(Excerpt from a dataset)
*****
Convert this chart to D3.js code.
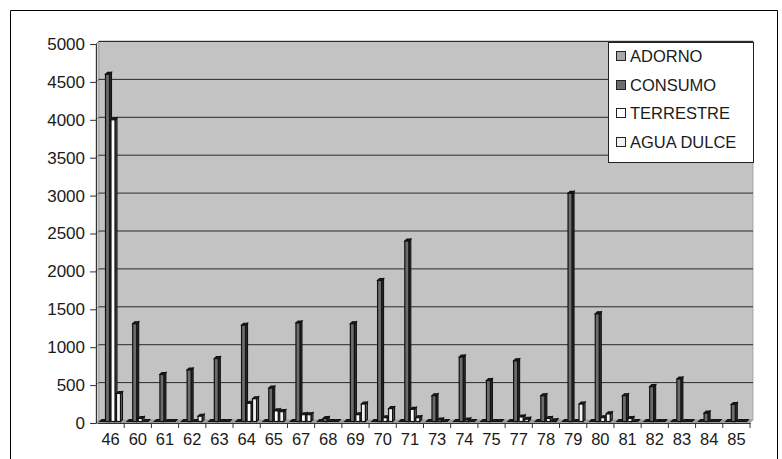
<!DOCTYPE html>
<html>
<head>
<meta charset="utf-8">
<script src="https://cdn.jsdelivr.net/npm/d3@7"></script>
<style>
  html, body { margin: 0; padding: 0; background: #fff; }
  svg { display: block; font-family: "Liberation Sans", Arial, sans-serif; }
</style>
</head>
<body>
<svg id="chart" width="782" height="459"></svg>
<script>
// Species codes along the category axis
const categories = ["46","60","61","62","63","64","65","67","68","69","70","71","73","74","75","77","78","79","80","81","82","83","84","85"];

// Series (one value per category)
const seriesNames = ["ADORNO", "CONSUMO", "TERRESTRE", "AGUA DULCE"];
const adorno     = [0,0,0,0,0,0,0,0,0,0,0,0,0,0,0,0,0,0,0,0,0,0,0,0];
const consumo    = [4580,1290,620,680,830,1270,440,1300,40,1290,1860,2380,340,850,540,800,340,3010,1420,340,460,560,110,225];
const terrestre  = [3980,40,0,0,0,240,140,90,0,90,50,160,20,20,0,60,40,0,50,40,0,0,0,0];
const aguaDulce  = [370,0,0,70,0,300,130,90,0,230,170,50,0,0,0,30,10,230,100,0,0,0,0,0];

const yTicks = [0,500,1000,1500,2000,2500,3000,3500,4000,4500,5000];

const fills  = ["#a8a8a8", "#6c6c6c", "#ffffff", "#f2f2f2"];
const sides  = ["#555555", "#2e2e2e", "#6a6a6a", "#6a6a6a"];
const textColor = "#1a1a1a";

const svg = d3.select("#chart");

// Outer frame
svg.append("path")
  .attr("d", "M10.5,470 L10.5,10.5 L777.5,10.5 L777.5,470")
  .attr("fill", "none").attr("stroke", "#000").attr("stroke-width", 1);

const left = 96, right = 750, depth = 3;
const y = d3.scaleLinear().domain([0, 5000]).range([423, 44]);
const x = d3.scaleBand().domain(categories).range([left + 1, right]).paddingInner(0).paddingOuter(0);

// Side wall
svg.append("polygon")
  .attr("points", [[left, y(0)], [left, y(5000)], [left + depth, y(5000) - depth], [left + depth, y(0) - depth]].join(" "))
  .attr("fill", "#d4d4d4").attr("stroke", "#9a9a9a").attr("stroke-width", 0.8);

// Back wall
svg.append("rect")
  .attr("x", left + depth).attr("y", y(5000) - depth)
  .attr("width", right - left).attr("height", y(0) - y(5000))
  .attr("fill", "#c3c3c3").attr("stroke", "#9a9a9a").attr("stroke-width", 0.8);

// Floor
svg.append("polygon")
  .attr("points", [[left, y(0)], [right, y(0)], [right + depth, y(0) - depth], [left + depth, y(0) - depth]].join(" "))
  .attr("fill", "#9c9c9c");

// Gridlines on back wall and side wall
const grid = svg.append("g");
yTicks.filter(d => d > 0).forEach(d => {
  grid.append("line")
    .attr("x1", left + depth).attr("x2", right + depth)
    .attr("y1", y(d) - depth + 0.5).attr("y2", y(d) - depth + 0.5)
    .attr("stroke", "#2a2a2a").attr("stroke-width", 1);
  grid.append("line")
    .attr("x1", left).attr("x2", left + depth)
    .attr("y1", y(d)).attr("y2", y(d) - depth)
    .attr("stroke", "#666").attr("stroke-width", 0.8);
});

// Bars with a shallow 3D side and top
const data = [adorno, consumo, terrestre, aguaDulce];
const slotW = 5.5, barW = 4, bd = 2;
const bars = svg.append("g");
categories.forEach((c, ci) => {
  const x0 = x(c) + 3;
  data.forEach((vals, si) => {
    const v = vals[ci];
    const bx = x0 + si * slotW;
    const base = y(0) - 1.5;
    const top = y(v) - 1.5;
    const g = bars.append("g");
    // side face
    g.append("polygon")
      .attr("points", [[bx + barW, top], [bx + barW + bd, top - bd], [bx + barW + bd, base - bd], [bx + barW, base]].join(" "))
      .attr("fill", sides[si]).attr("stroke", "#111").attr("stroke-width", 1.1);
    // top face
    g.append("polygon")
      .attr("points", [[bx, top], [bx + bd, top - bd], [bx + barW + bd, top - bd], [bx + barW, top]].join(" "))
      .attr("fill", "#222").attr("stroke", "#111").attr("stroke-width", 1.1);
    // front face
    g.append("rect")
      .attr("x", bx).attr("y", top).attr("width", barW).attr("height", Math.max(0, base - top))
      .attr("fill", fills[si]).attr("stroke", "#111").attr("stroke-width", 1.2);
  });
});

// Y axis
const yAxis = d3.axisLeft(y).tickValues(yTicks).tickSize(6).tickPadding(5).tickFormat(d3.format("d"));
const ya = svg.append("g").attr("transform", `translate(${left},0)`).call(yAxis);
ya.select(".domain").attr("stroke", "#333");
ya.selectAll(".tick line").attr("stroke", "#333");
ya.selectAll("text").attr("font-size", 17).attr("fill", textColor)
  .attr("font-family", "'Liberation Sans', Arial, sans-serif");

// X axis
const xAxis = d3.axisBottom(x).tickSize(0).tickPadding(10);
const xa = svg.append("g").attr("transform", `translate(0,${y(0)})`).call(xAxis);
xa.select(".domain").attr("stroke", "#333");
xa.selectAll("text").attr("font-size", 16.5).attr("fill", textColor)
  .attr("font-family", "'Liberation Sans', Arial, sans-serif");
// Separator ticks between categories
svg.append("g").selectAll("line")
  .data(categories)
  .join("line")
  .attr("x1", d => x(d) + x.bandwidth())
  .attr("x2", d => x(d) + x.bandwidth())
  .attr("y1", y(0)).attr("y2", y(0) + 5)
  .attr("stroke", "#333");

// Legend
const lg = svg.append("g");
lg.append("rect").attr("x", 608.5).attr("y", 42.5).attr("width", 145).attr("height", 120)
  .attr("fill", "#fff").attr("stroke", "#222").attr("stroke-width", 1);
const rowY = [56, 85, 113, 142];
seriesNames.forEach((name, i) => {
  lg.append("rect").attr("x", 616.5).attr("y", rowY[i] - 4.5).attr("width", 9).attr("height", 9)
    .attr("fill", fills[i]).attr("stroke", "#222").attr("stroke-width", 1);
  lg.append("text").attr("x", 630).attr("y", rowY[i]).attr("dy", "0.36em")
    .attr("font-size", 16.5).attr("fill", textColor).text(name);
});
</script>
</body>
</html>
*****
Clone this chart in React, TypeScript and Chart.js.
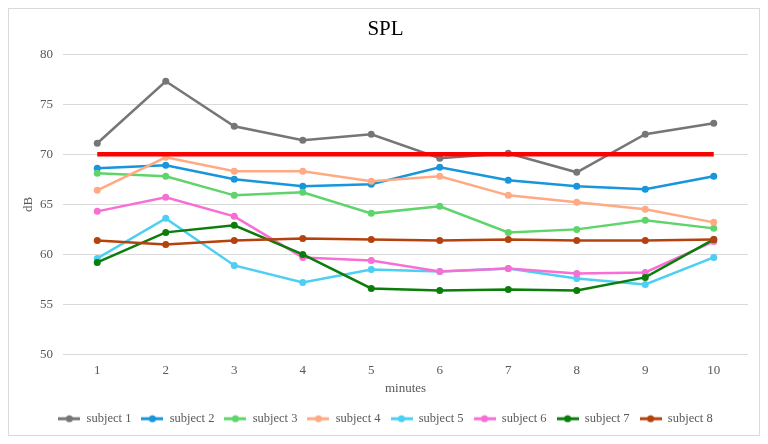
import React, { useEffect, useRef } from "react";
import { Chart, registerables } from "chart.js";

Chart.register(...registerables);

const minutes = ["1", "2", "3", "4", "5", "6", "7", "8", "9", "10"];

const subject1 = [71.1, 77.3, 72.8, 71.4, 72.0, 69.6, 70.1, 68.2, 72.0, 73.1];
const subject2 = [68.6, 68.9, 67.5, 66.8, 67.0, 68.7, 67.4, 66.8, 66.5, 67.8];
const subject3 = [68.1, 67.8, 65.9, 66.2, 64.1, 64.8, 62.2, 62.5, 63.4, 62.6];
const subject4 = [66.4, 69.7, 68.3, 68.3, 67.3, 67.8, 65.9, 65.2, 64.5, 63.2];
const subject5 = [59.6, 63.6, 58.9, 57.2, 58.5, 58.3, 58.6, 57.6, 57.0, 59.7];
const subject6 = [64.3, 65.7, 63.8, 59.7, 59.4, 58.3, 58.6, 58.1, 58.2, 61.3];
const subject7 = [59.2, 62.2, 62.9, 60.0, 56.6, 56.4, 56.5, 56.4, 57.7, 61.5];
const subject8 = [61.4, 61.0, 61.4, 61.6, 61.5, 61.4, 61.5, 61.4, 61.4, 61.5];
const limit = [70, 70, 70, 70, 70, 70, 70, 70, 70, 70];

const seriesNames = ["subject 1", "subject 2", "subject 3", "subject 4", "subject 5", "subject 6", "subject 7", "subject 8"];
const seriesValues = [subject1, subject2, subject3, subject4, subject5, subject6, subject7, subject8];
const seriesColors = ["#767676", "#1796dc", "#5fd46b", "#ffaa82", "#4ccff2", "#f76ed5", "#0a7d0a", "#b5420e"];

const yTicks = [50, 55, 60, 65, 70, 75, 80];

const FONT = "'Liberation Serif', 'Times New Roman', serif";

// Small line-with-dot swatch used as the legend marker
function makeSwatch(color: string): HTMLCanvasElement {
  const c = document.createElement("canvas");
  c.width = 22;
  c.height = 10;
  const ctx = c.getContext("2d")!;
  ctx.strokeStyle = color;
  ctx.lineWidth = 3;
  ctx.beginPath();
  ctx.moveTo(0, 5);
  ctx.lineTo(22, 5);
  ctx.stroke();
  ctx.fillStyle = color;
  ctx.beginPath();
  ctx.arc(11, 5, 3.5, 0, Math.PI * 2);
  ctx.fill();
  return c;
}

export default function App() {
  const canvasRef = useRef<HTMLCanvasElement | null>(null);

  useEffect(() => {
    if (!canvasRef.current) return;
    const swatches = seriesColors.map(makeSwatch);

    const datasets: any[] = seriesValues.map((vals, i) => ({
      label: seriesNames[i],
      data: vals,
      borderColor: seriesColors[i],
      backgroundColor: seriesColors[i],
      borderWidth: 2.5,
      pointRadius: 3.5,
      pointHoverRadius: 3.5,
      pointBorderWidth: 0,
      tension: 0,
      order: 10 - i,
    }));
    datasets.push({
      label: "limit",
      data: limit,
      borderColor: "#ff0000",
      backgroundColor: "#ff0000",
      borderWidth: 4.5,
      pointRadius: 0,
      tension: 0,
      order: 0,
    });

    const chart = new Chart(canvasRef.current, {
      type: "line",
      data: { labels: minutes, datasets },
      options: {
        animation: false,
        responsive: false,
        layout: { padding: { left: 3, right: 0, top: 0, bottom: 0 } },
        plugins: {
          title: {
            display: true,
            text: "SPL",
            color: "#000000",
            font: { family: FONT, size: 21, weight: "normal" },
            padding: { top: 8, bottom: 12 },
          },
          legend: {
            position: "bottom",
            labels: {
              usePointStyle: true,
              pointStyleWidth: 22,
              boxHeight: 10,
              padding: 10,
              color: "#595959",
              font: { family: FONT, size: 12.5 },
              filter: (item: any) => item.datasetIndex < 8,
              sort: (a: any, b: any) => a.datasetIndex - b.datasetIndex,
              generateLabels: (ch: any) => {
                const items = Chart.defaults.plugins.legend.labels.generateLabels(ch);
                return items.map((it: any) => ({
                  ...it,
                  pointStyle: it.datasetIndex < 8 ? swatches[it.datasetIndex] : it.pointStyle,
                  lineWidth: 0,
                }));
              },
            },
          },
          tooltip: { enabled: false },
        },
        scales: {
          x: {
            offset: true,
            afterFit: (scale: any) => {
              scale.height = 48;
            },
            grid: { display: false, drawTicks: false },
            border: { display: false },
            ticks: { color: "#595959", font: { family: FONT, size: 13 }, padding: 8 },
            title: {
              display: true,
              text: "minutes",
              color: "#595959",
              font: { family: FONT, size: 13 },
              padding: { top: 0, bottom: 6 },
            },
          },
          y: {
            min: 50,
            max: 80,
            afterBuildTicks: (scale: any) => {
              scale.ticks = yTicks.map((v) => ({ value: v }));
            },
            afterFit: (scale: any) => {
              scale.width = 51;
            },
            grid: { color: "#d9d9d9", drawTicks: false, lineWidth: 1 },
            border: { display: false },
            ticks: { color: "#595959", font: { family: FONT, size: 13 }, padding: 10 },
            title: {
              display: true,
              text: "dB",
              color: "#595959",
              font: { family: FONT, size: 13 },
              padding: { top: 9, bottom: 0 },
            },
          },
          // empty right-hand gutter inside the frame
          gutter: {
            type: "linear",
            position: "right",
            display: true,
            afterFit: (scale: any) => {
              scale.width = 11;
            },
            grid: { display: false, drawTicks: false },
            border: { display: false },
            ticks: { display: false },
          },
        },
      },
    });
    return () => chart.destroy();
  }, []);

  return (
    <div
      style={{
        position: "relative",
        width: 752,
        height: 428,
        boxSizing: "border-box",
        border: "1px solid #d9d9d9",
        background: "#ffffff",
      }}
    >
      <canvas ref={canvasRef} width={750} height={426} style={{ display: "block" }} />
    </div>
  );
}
*****
[To be done] Using the entries above, transcribe every line from the line containing "Clone this chart" through the line containing "Serif', 'Times New". Do not copy pictures.

[Finished task]
Clone this chart in React, TypeScript and Chart.js.
import React, { useEffect, useRef } from "react";
import { Chart, registerables } from "chart.js";

Chart.register(...registerables);

const minutes = ["1", "2", "3", "4", "5", "6", "7", "8", "9", "10"];

const subject1 = [71.1, 77.3, 72.8, 71.4, 72.0, 69.6, 70.1, 68.2, 72.0, 73.1];
const subject2 = [68.6, 68.9, 67.5, 66.8, 67.0, 68.7, 67.4, 66.8, 66.5, 67.8];
const subject3 = [68.1, 67.8, 65.9, 66.2, 64.1, 64.8, 62.2, 62.5, 63.4, 62.6];
const subject4 = [66.4, 69.7, 68.3, 68.3, 67.3, 67.8, 65.9, 65.2, 64.5, 63.2];
const subject5 = [59.6, 63.6, 58.9, 57.2, 58.5, 58.3, 58.6, 57.6, 57.0, 59.7];
const subject6 = [64.3, 65.7, 63.8, 59.7, 59.4, 58.3, 58.6, 58.1, 58.2, 61.3];
const subject7 = [59.2, 62.2, 62.9, 60.0, 56.6, 56.4, 56.5, 56.4, 57.7, 61.5];
const subject8 = [61.4, 61.0, 61.4, 61.6, 61.5, 61.4, 61.5, 61.4, 61.4, 61.5];
const limit = [70, 70, 70, 70, 70, 70, 70, 70, 70, 70];

const seriesNames = ["subject 1", "subject 2", "subject 3", "subject 4", "subject 5", "subject 6", "subject 7", "subject 8"];
const seriesValues = [subject1, subject2, subject3, subject4, subject5, subject6, subject7, subject8];
const seriesColors = ["#767676", "#1796dc", "#5fd46b", "#ffaa82", "#4ccff2", "#f76ed5", "#0a7d0a", "#b5420e"];

const yTicks = [50, 55, 60, 65, 70, 75, 80];

const FONT = "'Liberation Serif', 'Times New Roman', serif";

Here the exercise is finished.